- Exercise input:
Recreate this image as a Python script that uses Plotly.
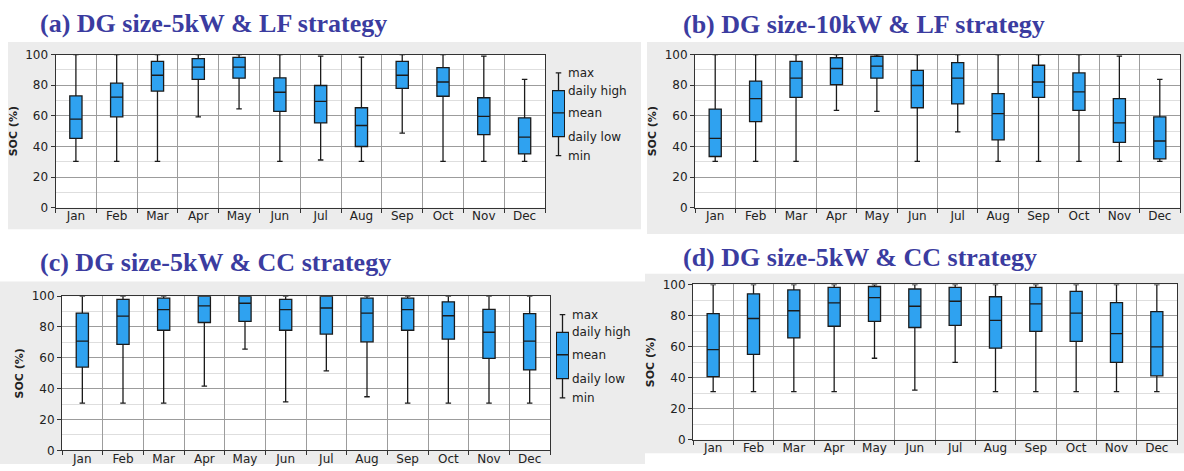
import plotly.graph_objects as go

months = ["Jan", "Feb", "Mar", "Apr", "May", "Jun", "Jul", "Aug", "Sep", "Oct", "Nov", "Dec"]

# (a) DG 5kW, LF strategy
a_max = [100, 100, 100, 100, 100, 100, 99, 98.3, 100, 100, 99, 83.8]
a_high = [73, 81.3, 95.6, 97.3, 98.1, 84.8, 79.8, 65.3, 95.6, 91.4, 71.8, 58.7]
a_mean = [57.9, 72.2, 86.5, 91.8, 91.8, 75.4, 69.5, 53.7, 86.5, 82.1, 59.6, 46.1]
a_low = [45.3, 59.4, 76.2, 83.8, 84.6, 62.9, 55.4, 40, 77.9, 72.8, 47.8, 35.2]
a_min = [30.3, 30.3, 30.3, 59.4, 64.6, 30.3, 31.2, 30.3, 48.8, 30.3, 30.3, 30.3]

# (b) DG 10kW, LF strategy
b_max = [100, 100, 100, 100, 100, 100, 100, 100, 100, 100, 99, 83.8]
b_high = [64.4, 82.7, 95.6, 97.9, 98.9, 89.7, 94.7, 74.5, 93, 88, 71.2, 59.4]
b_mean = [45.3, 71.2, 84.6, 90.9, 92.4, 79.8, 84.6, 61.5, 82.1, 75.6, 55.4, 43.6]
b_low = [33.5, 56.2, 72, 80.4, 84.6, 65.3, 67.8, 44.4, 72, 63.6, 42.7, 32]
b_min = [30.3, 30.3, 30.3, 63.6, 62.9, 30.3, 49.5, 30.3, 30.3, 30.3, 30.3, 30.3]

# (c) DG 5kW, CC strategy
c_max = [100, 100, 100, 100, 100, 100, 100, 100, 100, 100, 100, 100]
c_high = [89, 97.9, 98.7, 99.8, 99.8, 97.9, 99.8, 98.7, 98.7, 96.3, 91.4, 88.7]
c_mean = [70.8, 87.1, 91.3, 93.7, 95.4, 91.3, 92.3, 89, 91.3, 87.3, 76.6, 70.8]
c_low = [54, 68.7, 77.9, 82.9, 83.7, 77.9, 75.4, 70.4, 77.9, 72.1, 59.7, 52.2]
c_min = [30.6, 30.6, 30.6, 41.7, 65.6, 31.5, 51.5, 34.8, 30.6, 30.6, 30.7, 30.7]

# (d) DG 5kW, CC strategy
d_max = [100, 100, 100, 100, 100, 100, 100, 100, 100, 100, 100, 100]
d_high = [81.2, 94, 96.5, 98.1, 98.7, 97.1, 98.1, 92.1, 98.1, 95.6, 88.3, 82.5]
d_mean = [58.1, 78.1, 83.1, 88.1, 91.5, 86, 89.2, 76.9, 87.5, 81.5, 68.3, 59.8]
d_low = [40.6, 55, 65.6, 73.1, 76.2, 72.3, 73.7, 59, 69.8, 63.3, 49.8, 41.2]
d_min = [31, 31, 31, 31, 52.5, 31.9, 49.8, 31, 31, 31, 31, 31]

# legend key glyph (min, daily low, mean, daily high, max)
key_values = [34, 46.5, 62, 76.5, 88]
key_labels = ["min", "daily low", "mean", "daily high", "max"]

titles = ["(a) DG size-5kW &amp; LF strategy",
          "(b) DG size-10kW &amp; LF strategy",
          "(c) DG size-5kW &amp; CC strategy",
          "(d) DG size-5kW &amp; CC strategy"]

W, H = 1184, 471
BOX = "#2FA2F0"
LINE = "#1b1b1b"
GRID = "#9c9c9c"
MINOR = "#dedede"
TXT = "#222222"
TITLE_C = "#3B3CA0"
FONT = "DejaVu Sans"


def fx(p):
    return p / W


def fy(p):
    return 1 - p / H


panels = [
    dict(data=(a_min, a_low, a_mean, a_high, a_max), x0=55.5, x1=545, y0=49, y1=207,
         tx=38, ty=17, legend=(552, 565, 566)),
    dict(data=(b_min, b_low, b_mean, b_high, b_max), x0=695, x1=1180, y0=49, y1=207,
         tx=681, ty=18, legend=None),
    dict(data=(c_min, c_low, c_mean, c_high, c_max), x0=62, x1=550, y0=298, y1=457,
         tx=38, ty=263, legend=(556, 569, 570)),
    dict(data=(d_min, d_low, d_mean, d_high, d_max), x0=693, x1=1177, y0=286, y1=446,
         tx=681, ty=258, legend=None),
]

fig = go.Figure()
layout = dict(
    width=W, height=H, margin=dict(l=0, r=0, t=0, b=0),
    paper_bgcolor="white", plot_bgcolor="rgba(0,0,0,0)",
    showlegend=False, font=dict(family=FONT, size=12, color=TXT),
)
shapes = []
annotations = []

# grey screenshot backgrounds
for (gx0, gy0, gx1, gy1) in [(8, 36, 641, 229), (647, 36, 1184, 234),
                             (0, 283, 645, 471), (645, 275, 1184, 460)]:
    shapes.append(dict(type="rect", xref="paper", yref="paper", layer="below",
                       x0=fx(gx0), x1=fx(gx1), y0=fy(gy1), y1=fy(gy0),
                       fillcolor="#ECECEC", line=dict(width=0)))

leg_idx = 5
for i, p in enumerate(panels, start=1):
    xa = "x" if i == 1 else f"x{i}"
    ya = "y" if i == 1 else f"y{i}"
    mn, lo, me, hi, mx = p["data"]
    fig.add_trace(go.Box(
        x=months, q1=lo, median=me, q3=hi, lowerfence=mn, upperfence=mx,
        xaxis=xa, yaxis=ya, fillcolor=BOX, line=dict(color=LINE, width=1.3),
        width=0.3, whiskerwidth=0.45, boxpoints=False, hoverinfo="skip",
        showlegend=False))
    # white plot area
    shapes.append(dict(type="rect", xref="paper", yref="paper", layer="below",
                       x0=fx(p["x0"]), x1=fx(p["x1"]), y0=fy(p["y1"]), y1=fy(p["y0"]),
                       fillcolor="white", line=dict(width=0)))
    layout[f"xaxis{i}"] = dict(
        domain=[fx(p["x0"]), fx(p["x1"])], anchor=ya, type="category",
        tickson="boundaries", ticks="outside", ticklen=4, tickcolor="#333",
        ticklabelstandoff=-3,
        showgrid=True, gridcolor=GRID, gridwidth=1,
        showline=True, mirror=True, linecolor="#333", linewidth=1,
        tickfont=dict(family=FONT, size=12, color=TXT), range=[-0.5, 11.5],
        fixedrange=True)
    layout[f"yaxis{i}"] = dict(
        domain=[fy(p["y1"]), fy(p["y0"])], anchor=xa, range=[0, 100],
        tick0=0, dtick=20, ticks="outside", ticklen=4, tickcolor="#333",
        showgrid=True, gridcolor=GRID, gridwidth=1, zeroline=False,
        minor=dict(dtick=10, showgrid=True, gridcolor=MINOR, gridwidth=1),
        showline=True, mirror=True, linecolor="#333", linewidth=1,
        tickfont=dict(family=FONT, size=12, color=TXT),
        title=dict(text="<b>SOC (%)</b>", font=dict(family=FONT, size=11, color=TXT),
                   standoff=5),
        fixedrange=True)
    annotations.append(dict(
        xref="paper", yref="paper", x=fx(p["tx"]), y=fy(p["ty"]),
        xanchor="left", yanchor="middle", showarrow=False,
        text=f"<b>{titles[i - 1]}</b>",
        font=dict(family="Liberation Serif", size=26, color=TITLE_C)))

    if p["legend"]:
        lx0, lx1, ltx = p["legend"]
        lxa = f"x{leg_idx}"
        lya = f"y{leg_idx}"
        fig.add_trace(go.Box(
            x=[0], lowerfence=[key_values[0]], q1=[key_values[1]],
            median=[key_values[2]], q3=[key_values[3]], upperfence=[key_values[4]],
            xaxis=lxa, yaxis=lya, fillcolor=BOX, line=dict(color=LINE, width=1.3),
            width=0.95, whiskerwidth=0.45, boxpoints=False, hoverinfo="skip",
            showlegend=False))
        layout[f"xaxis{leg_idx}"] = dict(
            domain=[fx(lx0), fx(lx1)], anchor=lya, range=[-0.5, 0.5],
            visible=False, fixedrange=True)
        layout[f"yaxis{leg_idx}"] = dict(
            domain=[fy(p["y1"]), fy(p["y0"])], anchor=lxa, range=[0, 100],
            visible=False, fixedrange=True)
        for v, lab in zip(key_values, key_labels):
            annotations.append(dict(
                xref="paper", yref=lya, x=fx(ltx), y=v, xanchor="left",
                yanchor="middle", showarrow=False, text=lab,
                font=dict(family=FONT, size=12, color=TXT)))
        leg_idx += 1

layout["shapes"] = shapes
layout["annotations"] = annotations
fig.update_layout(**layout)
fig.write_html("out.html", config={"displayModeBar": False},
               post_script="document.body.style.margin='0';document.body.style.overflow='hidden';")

...

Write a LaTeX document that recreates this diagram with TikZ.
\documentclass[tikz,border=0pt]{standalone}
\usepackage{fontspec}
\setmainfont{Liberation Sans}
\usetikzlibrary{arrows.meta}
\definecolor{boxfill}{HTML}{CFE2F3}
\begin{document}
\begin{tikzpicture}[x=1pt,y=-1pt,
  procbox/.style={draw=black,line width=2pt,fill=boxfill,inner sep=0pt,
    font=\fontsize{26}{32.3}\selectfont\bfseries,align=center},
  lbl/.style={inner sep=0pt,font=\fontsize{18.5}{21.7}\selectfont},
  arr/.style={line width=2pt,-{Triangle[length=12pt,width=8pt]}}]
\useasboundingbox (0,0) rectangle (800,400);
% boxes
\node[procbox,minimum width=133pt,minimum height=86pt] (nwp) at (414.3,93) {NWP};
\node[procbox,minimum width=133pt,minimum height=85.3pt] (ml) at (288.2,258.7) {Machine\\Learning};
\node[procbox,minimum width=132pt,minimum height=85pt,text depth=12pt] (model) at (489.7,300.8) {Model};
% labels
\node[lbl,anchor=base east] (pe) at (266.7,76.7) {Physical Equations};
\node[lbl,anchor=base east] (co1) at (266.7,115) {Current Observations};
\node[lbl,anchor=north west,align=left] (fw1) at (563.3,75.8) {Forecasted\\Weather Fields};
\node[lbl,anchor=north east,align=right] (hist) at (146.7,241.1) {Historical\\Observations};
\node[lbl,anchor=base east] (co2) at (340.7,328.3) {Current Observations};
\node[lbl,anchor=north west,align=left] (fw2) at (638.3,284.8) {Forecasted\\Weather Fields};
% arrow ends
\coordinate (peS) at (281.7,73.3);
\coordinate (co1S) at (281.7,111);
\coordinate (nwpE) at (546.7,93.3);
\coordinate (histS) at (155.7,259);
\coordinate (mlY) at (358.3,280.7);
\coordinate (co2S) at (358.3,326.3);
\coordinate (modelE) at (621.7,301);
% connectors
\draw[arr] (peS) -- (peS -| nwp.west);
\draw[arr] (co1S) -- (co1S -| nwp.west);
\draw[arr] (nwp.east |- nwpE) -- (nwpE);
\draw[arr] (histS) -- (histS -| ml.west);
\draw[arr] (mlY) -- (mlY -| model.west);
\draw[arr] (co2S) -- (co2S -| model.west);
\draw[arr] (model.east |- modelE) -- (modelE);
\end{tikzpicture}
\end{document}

- Stated exercise: Identify every line where the string "that" appears.

- Answer to this task:
Recreate this image as a Python script that uses Plotly.
Write a LaTeX document that recreates this diagram with TikZ.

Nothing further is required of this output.